20 tahun yang terasa cepat. Tidak bermanfaat. Susah untuk kembali. Aku perlu pendamping dan pembimbing. Aku pikir jika aku mengaku maka aku menjadi terhina. Hina durjana. Sudah ribuan menitku, sepertinya, dirampasnya. Wah, aku merasa sudah dikalahkan.

Aku memang masih seperti dulu. Masih terperangkap dan belum juga beranjak pergi. Tarik aku. Angkat aku. Lalu banting ke dalam sumur. Yang gelap, pengap, sesak, angker, seperti terjebak di dalam kuburanku sendiri.

Anggap saja aku buta, tuli dan bisu. Semu. Semua tertipu. Hanya kami yang tahu. Kalian tidak. Mau diratap tapi tiada guna. Mau mati masih bangkrut. Mau hidup takut mengulangi hal yang sama.

Apa sebaiknya aku hijrah? Belajar agama dari nol.

Adakah yang mau denganku setelah semua ini? Tidak tahu siapa istriku nanti. Ah, bahkan aku tak bisa membayangkannya. Tak bisa membayangkan masa depanku..

Sekarang aku jujur, aku tidak mampu.
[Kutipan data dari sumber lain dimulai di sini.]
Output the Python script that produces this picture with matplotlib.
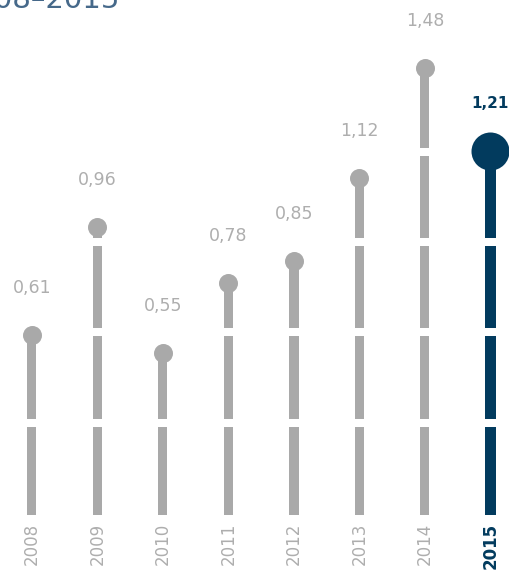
import matplotlib
matplotlib.use("Agg")
import matplotlib.pyplot as plt
import matplotlib.transforms as mtransforms
import numpy as np

years = ["2008", "2009", "2010", "2011", "2012", "2013", "2014", "2015"]
values = [0.61, 0.96, 0.55, 0.78, 0.85, 1.12, 1.48, 1.21]
labels = ["0,61", "0,96", "0,55", "0,78", "0,85", "1,12", "1,48", "1,21"]
title = "2008–2015"

GRAY = "#a9a9a9"
LABEL_GRAY = "#aeaeae"
BLUE = "#023b5e"
TITLE_C = "#46698a"

W, H = 509, 571
fig = plt.figure(figsize=(W / 100, H / 100), dpi=100)
ax = fig.add_axes([0, 0, 1, 1])
ax.set_axis_off()

# pixel -> data mapping
Y0, PPU = 522.0, 307.0          # pixel row of value 0, pixels per unit
X0, DX = 32.0, 65.5             # pixel column of first bar, spacing
ax.set_ylim((Y0 - H) / PPU, Y0 / PPU)
ax.set_xlim(-X0 / DX, (W - X0) / DX)

def py(p):
    return (Y0 - p) / PPU

x = np.arange(len(years))
base = py(515)
n = len(years)
colors = [GRAY] * (n - 1) + [BLUE]
widths = [9 / DX] * (n - 1) + [11 / DX]
vals = np.array(values)
ax.bar(x, vals - base, bottom=base, width=widths, color=colors, zorder=1)

# white breaks across the stems
for gp in (151.5, 242, 332, 422.5):
    ax.axhline(py(gp), color="white", lw=8 * 0.72, zorder=2)

# dots
ax.plot(x[:-1], vals[:-1], "o", color=GRAY, ms=19 * 0.72, mew=0, zorder=3)
ax.plot(x[-1:], vals[-1:], "o", color=BLUE, ms=38 * 0.72, mew=0, zorder=3)

# value labels
for i in range(n):
    last = i == n - 1
    ax.annotate(labels[i], (x[i], vals[i]), xytext=(0, 47 * 0.72),
                textcoords="offset points", ha="center", va="center",
                fontsize=11 if last else 12.5,
                color=BLUE if last else LABEL_GRAY,
                fontweight="bold" if last else "normal",
                family="DejaVu Sans", zorder=4)

# year labels
trans = mtransforms.blended_transform_factory(ax.transData, ax.transAxes)
for i in range(n):
    last = i == n - 1
    ax.text(x[i], (H - 523) / H, years[i], transform=trans, rotation=90,
            ha="center", va="top", fontsize=12,
            color=BLUE if last else LABEL_GRAY,
            fontweight="bold" if last else "normal", zorder=4)

# clipped title
fig.text(120 / W, (H - 8) / H, title, ha="right", va="baseline",
         fontsize=21, color=TITLE_C)

fig.savefig("out.png", dpi=100)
Aku butuh waktu untuk belajar jadi orang yang bersih. Yang bisa mengantarkanku ke surga. Surga akhirat saja. Surga dunia tidak jadi tujuan, tidak apa-apa. Jadi sampah masyarakat, sekalipun. Jadi orang gila, telanjang. Malu? Kan gila, tapi bersih. Amalku bersih, ya.

Aku seperti binatang buas yang baru lepas kandang. Andai saja. Begini dan begitu. Tiap orang memang punya garis berbeda. Aku merasa aku sudah di pinggir palungku. Semoga aku tidak menginjak lumpur hidup, terhisap. Merasa sudah tua. Tidak berdaya. Yang ada di otakku itu itu saja. Umur bisa diperpanjang, nggak, ya?

Kenapa tidak ijinkan aku jadi penyebar agama saja? Kalau boleh. Kalau bisa. Pengamal agama. Pembeda dalam agama. Pembelajar. Orang yang punya target dan rencana. Orang yang tahu diri dan waktu.

Mungkin disini memang tempatku. Tempat kumuh yang baru. Antara menjadi cahaya atau menjadi kotoran. Mungkin batu kerikil di pinggir jalan, yang tidak akan pernah dipedulikan seseorang pun.

Oh, hidup!

Woy, hidup! Hidup sialan! Yang tidak memihakku! Bedebah! Jangan berakhir cepat sebelum aku bersih dan siap! Tapi jangan terlalu panjang untuk dilanjutkan! Tuh, tidak konsisten, plin-plan saja. Ya, sudah. Semoga yang aku sudah umbar aku tepati.

Aku harap aku tidak menjadi lebih munafik. Aku harap aku tidak menjadi lebih tersesat. Semoga belum terlambat.

Mohon bimbingannya, ya!

-
Apakah aku sudah memahami pandanganmu atas kemuakan akan hidupmu sendiri, Keyko? Semoga Kamu dapat membaca ini, bagaimanapun caranya, dimanapun kamu berada.